John Wesley Coleman III, longtime member of garage rock favorites The Golden Boys, has grown in talents and reach in recent years. There’s a gathering assurance in his performances and songwriting that’s grown out of the great raw talent listeners heard on his earliest releases and collaborations. This gradual refinement and deepening of creative vision is every artist’s goal, but there’s an added greatness about music like this. Microwave Dreams is full of inspiration, never overstays its welcome, and has a natural progression reflecting the control and certainty behind Coleman’s work. If you haven’t heard this guy yet, it’s time. These are ten songs covering a wide spectrum of musical styles, lyrical slants, and points of view. Some of the songs keep up a straight-forward approach, but others tinker with or throw listener’s expectations overboard without ever going so far off the rails and risking incomprehensibility.
“On the Couch Again” is the album’s first real gem. Some alt-rock posturing begins the album on “Shovel”, but Microwave Dreams’ second song is such an unique hybrid of various approaches that it’s impossible to skim over. The arguable highlight of the song is Coleman’s singing and lyrics. The incongruous details, lifted wholesale from reality, have great specificity and bring listeners in to the singer’s point of view thanks to the easygoing manner of his voice. “Hang Tight” blisters the skin with its brawling guitars, hammering drums, and aggressive Coleman vocal. It’s never an exercise of bash and thud, however – there’s something in Texas songwriters like Coleman that prohibits anything like that and audiences can thank their lucky stars for it. Another bright gem on Microwave Dreams is “Jesus Never Went to Junior High”, a gloriously whacked out tribute to golden oldie rock complete with the requisite sax blowing away in the background. It isn’t a hollow imitation though. Coleman uses the style as a great vehicle for another personal-sounding lyric and his burned out vocal has unquestionable, if surprising given the content, sensitivity.

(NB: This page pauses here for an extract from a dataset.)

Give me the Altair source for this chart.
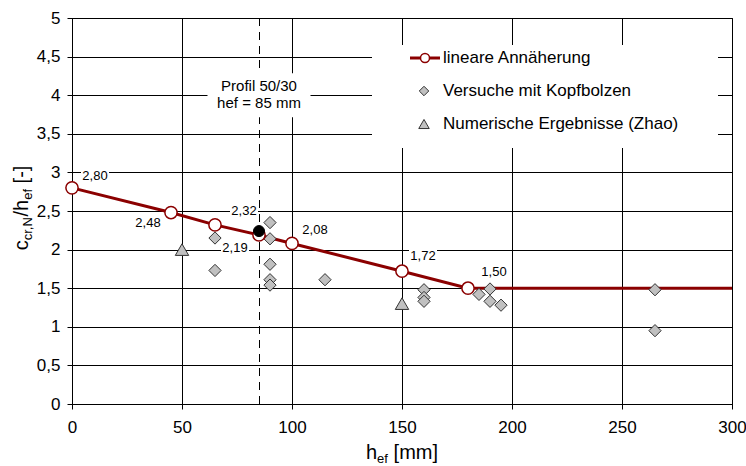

“Scarecrow Smile” has dark beauty. It opens with a bit of sound effects, but the music soon comes in and listeners are treated to one of the album’s most haunting performances. The lyrical content is excellent evidence of the same talent that’s enabled Coleman to experience some success as a published poet. He’s back in much more commercial territory with “Exotic Tambourine”, but even when he’s at his most recognizably mainstream, Coleman’s spirit and approach remains subversive. This track has a great, rousing sweep that many will like. “See You Tomorrow” is a late rock-inspired gem on Microwave Dreams with a heavy rhythm section and a great vocal from Coleman. Little that comes before on this album prepares people for the ending. “We Care About Love” throws caution to the wind and flies high on the strength of Coleman’s piano playing and spirited singing. The lyrics aren’t particularly intricate, but they are a perfect match for the song and he puts everything into it that he can muster. It’s an eye popping ending to an album that works from the beginning to end and never dips in quality.